- Task
Look at the data below and print exactly the lines from its first line through the line with "from matplotlib.patches import"; the pictures stay out of the copy.

- Dataset content
-------

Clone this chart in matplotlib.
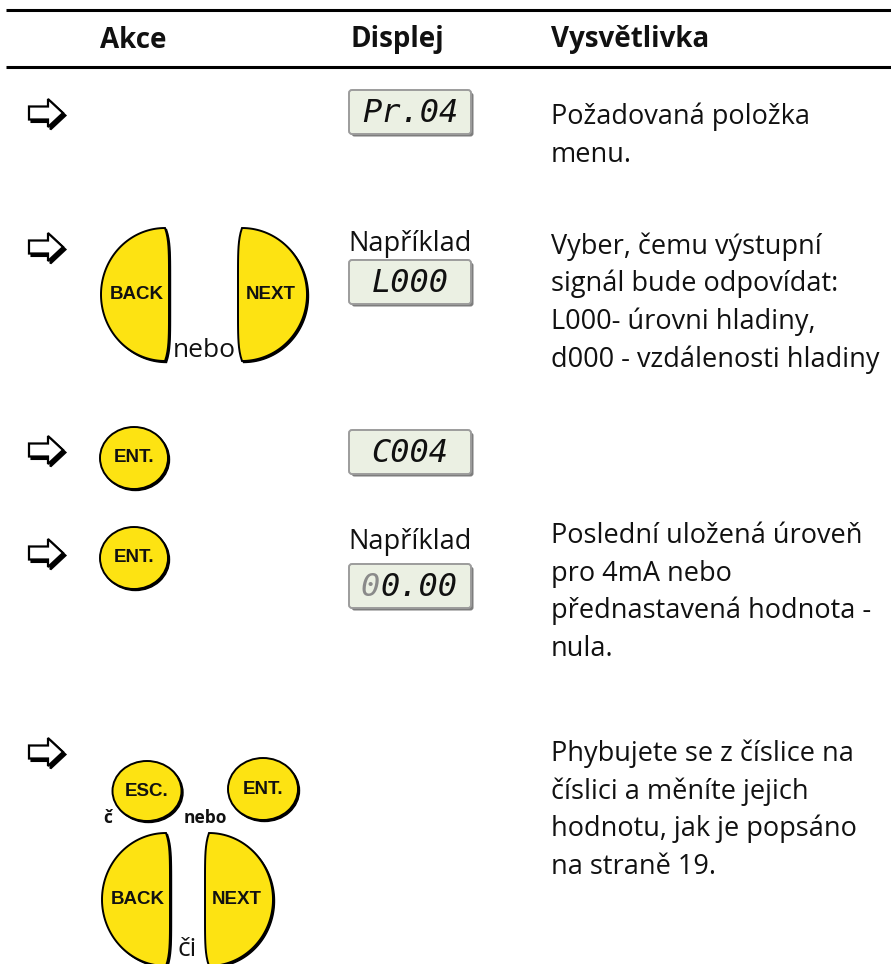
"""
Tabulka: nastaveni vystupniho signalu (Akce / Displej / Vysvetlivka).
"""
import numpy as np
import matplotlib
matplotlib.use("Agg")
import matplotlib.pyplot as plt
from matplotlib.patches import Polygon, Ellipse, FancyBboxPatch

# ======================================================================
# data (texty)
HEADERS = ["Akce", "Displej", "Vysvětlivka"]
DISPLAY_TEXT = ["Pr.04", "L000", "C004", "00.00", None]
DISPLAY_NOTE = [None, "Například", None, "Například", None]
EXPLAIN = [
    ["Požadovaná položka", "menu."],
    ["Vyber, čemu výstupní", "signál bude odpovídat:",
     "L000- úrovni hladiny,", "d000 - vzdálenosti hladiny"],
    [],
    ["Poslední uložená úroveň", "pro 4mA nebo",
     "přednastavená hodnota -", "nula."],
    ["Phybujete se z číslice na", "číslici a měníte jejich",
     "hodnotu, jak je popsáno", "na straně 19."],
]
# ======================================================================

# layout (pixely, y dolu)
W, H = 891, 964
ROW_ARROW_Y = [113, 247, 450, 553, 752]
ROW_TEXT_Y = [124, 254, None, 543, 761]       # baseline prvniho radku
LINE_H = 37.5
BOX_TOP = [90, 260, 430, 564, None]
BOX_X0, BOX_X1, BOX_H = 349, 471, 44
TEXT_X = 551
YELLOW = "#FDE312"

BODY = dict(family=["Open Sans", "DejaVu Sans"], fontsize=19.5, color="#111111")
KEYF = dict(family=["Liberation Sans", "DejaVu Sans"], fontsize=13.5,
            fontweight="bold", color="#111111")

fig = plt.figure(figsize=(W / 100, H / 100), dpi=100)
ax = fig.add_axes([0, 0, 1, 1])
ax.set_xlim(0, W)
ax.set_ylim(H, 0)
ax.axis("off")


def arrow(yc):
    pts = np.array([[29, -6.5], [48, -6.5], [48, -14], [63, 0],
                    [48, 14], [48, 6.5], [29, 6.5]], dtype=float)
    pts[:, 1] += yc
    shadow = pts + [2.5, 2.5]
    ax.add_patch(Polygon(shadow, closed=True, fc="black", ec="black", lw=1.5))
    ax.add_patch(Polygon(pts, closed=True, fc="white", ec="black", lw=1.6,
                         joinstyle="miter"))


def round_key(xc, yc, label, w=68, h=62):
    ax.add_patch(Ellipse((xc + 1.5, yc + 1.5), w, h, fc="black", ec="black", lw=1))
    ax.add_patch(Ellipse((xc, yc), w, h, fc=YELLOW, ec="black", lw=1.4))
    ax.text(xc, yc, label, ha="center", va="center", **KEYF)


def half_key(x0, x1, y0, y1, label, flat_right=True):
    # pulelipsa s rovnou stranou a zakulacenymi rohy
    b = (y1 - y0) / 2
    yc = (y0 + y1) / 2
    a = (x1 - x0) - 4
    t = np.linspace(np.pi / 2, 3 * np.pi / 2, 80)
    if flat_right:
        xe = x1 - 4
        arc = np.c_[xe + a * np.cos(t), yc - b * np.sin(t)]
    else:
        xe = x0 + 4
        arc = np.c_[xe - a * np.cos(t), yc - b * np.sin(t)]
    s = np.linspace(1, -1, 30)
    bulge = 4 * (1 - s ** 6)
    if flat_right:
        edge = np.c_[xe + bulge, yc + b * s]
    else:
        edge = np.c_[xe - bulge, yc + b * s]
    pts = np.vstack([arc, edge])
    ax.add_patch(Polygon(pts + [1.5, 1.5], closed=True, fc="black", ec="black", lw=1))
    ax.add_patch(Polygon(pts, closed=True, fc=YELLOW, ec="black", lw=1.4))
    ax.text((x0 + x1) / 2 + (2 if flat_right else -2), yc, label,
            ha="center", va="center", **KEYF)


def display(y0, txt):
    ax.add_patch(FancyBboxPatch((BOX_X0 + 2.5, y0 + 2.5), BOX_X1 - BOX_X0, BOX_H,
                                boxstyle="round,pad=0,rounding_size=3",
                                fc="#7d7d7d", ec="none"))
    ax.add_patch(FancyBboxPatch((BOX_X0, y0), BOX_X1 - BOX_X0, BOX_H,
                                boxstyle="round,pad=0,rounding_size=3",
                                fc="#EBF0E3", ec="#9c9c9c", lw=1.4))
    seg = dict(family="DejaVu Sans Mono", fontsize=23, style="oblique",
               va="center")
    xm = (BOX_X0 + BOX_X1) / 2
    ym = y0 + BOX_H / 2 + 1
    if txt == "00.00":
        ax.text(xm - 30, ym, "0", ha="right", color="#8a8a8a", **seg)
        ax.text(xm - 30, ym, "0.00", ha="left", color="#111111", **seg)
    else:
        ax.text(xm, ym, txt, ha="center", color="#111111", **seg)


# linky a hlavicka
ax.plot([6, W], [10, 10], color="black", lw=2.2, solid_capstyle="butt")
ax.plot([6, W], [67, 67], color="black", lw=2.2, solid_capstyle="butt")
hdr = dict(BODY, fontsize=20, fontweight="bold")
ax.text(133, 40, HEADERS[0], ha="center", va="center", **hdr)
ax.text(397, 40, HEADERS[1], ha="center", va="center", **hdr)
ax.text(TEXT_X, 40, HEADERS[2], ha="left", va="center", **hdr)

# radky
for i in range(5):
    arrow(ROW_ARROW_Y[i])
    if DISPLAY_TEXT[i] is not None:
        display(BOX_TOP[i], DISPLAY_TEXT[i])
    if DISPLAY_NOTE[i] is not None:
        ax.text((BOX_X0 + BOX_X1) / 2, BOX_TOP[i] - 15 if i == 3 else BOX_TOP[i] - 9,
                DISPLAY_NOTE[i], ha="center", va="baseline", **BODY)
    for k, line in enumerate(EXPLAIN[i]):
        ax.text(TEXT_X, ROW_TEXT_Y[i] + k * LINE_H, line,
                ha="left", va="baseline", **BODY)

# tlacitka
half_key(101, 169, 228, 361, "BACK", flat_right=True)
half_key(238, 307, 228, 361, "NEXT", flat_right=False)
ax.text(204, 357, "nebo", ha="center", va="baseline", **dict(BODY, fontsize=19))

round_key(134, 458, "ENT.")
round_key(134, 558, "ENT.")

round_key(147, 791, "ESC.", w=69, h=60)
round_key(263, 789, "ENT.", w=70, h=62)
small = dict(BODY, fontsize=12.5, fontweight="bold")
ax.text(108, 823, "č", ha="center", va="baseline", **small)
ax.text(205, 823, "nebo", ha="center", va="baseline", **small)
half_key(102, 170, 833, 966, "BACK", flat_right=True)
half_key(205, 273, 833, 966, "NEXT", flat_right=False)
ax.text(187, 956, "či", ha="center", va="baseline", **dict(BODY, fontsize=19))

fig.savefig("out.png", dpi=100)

-------

- Response to the task
Clone this chart in matplotlib.
"""
Tabulka: nastaveni vystupniho signalu (Akce / Displej / Vysvetlivka).
"""
import numpy as np
import matplotlib
matplotlib.use("Agg")
import matplotlib.pyplot as plt
from matplotlib.patches import Polygon, Ellipse, FancyBboxPatch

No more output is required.